Coat the cauliflower
1

Preheat your oven to 200°C. Separate the cauliflower into florets (little trees!). Pop the cauliflower florets into a mixing bowl. Season with salt and pepper and stir in the mayonnaise. Make sure the florets are well coated. In another small bowl, mix the panko breadcrumbs with half the Central American spice mix. Season the crumbs with salt and stir in a glug of oil. Tip the crumbs onto the florets and toss to coat evenly.

Roast the florets
2

Carefully transfer the florets to a lined baking tray and roast on the top shelf of your oven until golden and crispy, 20-25 mins. Discard any crumbs that are left in the bowl.

Prep the Veggies
3

Drain and rinse the cannellini beans in a sieve. Transfer a third to a bowl and crush with a fork (we will use these later to thicken the bean stew). Trim the courgette, quarter lengthways, then chop widthways into small chunks.

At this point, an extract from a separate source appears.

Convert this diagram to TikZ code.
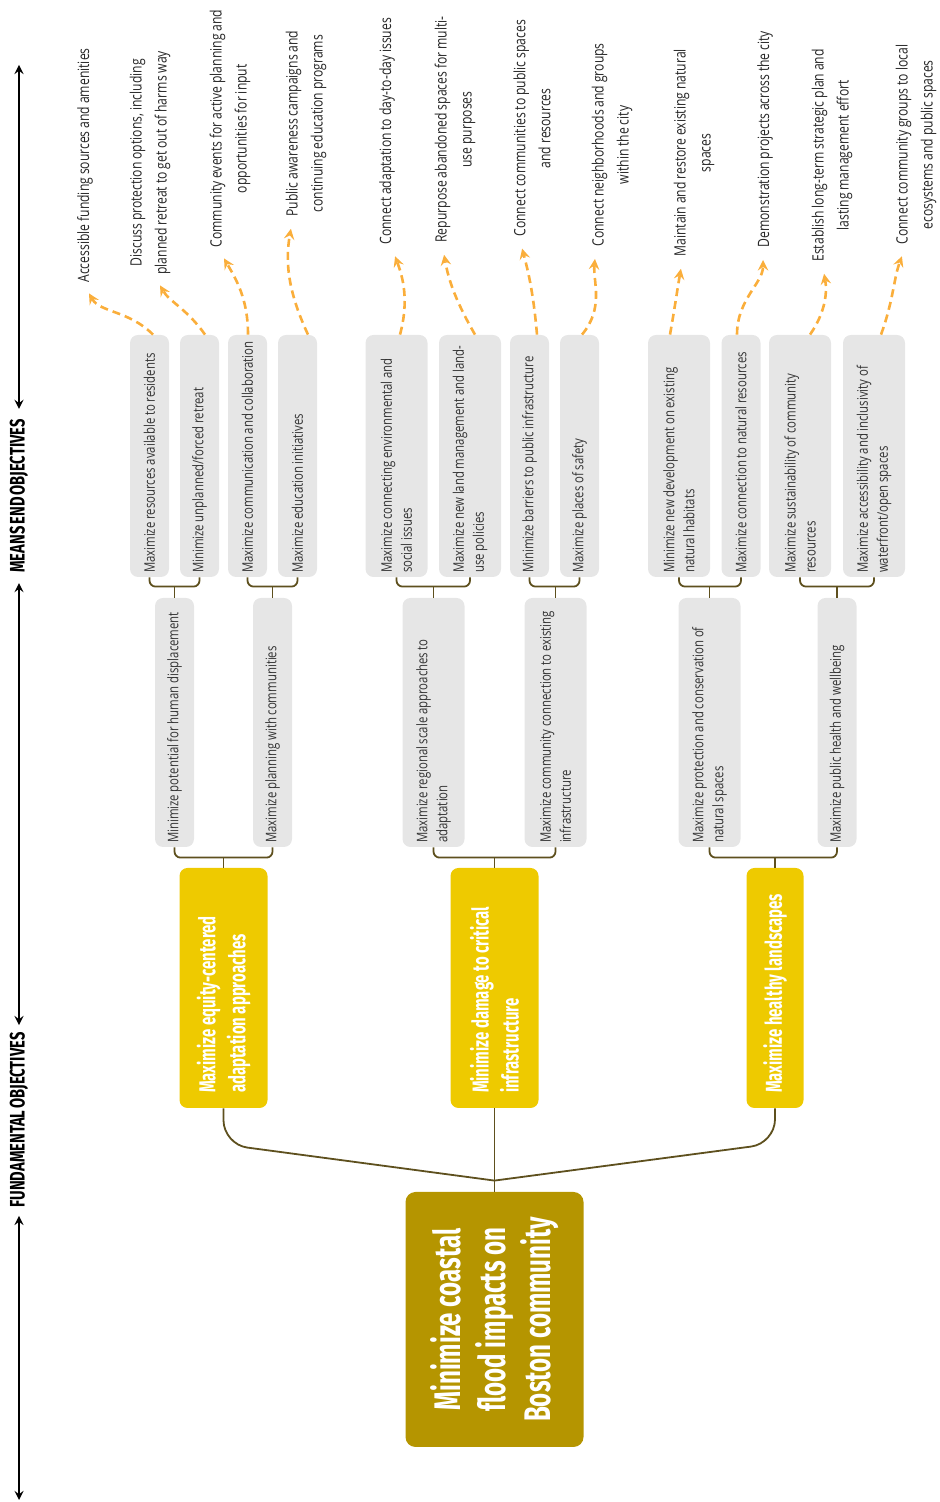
\documentclass[tikz,border=0pt]{standalone}
\usepackage{fontspec}
\setmainfont{Open Sans}[FakeStretch=0.78, WordSpace=0.9]
\newfontfamily\headfont{Fira Sans}[FakeStretch=0.65]
\newfontfamily\axisfont{Fira Sans}[FakeStretch=0.7, WordSpace=0.6]

\definecolor{boxgray}{RGB}{230,230,230}
\definecolor{rootgold}{RGB}{181,149,0}
\definecolor{fundyellow}{RGB}{238,202,0}
\definecolor{linkolive}{RGB}{94,80,30}
\definecolor{flowamber}{RGB}{250,174,59}
\definecolor{inkgray}{RGB}{51,51,51}

\begin{document}
\begin{tikzpicture}[>=stealth, x=0.5pt, y=0.5pt,
    meansbox/.style={rotate=90, fill=boxgray, rounded corners=4pt, text=inkgray, align=flush left,
        inner xsep=2pt, inner ysep=0pt, font=\fontsize{7.3}{10}\selectfont},
    lvlthree/.style={meansbox, minimum width=121pt, text width=117pt},
    lvltwo/.style={meansbox, minimum width=124.5pt, text width=120.5pt},
    onerow/.style={minimum height=19.5pt},
    tworow/.style={minimum height=31pt},
    fundbox/.style={rotate=90, fill=fundyellow, rounded corners=4pt, text=white, align=flush left,
        minimum width=120pt, text width=105pt, inner xsep=7.5pt,
        font=\headfont\bfseries\fontsize{11.5}{15}\selectfont},
    rootbox/.style={rotate=90, fill=rootgold, rounded corners=5pt, text=white, align=center,
        minimum width=127.5pt, minimum height=89pt,
        font=\headfont\bfseries\fontsize{18.5}{22.5}\selectfont},
    means/.style={rotate=90, anchor=west, align=center, inner sep=0pt, text=black!85,
        font=\fontsize{7.8}{12.5}\selectfont},
    axislabel/.style={rotate=90, inner sep=0pt, font=\axisfont\bfseries\fontsize{10.5}{10.5}\selectfont},
    axis/.style={<->, line width=1pt},
    link/.style={draw=linkolive, line width=0.9pt, rounded corners=3pt},
    flow/.style={->, draw=flowamber, line width=1.3pt, dash pattern=on 4pt off 2.5pt, shorten >=6pt}]

        \useasboundingbox (0,0) rectangle (939,1502);

        % Side axis with the two level names
        \coordinate (axtop) at (19,1437);
        \coordinate (axbot) at (19,2);
        \node[axislabel] (endlbl) at (19,1006) {MEANS END OBJECTIVES};
        \node[axislabel] (fundlbl) at (19,382) {FUNDAMENTAL OBJECTIVES};
        \draw[axis, shorten >=5pt] (axtop) -- (endlbl.east);
        \draw[axis, shorten <=5pt, shorten >=3.5pt] (endlbl.west) -- (fundlbl.east);
        \draw[axis, shorten <=4pt] (fundlbl.west) -- (axbot);

        % Root objective
        \node[rootbox] (root) at (494.5,182.5) {Minimize coastal\\flood impacts on\\Boston community};

        % Fundamental objectives
        \node[fundbox, minimum height=44pt] (fundA) at (223.5,514) {Maximize equity-centered\\adaptation approaches};
        \node[fundbox, minimum height=44pt] (fundB) at (494.5,514) {Minimize damage to critical\\infrastructure};
        \node[fundbox, minimum height=28.5pt] (fundC) at (775,514) {Maximize healthy landscapes};

        % Second level (means)
        \node[lvltwo, onerow] (h1) at (174.5,779.5) {Minimize potential for human displacement};
        \node[lvltwo, onerow] (h2) at (272.5,779.5) {Maximize planning with communities};
        \node[lvltwo, tworow] (h3) at (433.5,779.5) {Maximize regional scale approaches to\\adaptation};
        \node[lvltwo, tworow] (h4) at (555.5,779.5) {Maximize community connection to existing\\infrastructure};
        \node[lvltwo, tworow] (h5) at (709.5,779.5) {Maximize protection and conservation of\\natural spaces};
        \node[lvltwo, onerow] (h6) at (837,779.5) {Maximize public health and wellbeing};

        % Third level (means)
        \node[lvlthree, onerow] (b1) at (149.5,1046) {Maximize resources available to residents};
        \node[lvlthree, onerow] (b2) at (199.5,1046) {Minimize unplanned/forced retreat};
        \node[lvlthree, onerow] (b3) at (247.5,1046) {Maximize communication and collaboration};
        \node[lvlthree, onerow] (b4) at (297.5,1046) {Maximize education initiatives};
        \node[lvlthree, tworow] (b5) at (396.5,1046) {Maximize connecting environmental and\\social issues};
        \node[lvlthree, tworow] (b6) at (470,1046) {Maximize new land management and land-\\use policies};
        \node[lvlthree, onerow] (b7) at (529.5,1046) {Minimize barriers to public infrastructure};
        \node[lvlthree, onerow] (b8) at (579.5,1046) {Maximize places of safety};
        \node[lvlthree, tworow] (b9) at (679,1046) {Minimize new development on existing\\natural habitats};
        \node[lvlthree, onerow] (b10) at (741,1046) {Maximize connection to natural resources};
        \node[lvlthree, tworow] (b11) at (800,1046) {Maximize sustainability of community\\resources};
        \node[lvlthree, tworow] (b12) at (874,1046) {Maximize accessibility and inclusivity of\\waterfront/open spaces};

        % Actions (top row)
        \node[means] (l1) at (85,1219) {Accessible funding sources and amenities};
        \node[means] (l2) at (150,1227) {Discuss protection options, including\\planned retreat to get out of harms way};
        \node[means] (l3) at (230,1254) {Community events for active planning and\\opportunities for input};
        \node[means] (l4) at (306,1285) {Public awareness campaigns and\\continuing education programs};
        \node[means] (l5) at (387,1257) {Connect adaptation to day-to-day issues};
        \node[means] (l6) at (455,1259) {Repurpose abandoned spaces for multi-\\use purposes};
        \node[means] (l7) at (532,1265) {Connect communities to public spaces\\and resources};
        \node[means] (l8) at (612,1255) {Connect neighborhoods and groups\\within the city};
        \node[means] (l9) at (694,1245) {Maintain and restore existing natural\\spaces};
        \node[means] (l10) at (765,1254) {Demonstration projects across the city};
        \node[means] (l11) at (832,1240) {Establish long-term strategic plan and\\lasting management effort};
        \node[means] (l12) at (916,1257) {Connect community groups to local\\ecosystems and public spaces};

        % Root to fundamental objectives
        \coordinate (hub) at ([yshift=5.5pt]root.east);
        \draw[link] (root.east) -- (fundB.west);
        \draw[link, rounded corners=12pt] (fundA.west) -- ([yshift=-18pt]fundA.west) -- (hub);
        \draw[link, rounded corners=12pt] (fundC.west) -- ([yshift=-17.5pt]fundC.west) -- (hub);

        % Fundamental objectives to second level
        \foreach \p/\a/\b in {fundA/h1/h2, fundB/h3/h4, fundC/h5/h6} {
            \draw[link] (\a.west) |- ([yshift=5pt]\p.east) -| (\b.west);
            \draw[link] (\p.east) -- ([yshift=5pt]\p.east);
        }

        % Second level to third level
        \foreach \p/\a/\b in {h1/b1/b2, h2/b3/b4, h3/b5/b6, h4/b7/b8, h5/b9/b10, h6/b11/b12} {
            \draw[link] (\a.west) |- ([yshift=5.5pt]\p.east) -| (\b.west);
            \draw[link] (\p.east) -- ([yshift=5.5pt]\p.east);
        }

        % Dashed arrows to the actions
        \foreach \b/\l/\sx/\ex/\o/\i in {b1/l1/1.75/-1/135/-60, b2/l2/2.75/2/125/-60,
                b3/l3/0.25/-6/90/-60, b4/l4/5.25/-6.5/115/-100, b5/l5/1.75/2/75/-70,
                b6/l6/2.5/-6.5/120/-80, b7/l7/3.75/-6.5/95/-75, b8/l8/1.25/-8/50/-95,
                b9/l9/-4.5/-5.5/80/-100, b10/l10/-2/-1/90/-90, b11/l11/5/-5/55/-80,
                b12/l12/3.5/-5/70/-110} {
            \draw[flow] ([xshift=\sx pt]\b.east) to[out=\o, in=\i] ([xshift=\ex pt]\l.west);
        }
    \end{tikzpicture}
\end{document}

Peel and grate the garlic (or use a garlic press). Halve the chilli lengthways, deseed and finely chop. Roughly chop the coriander (stalks and all).

Start the stew
4

Heat a splash of oil in a large saucepan over medium-high heat. Add the courgette and cook, stirring for 3 mins. Stir in the garlic and remaining spice mix, cook for one minute more, then add the finely chopped tomatoes and water (see ingredients for amount). Bring to a simmer, then leave to bubble away for 5 mins. After 5 mins, add the whole and crushed beans to the stew. Cook until the stew is nice and thick, 5-6 mins more.

Finish off
5

Do any washing up now whilst everything is cooking. When the cauliflower is ready, remove from the oven. Stir half the coriander into the stew, then remove from the heat. Season the stew with salt and as much red chilli as you like!

Serve
6

Spoon the spicy bean stew into bowls and add a dollop of sour cream. Carefully arrange the cauliflower nuggets on top and finish with a sprinkling of remaining coriander. Enjoy!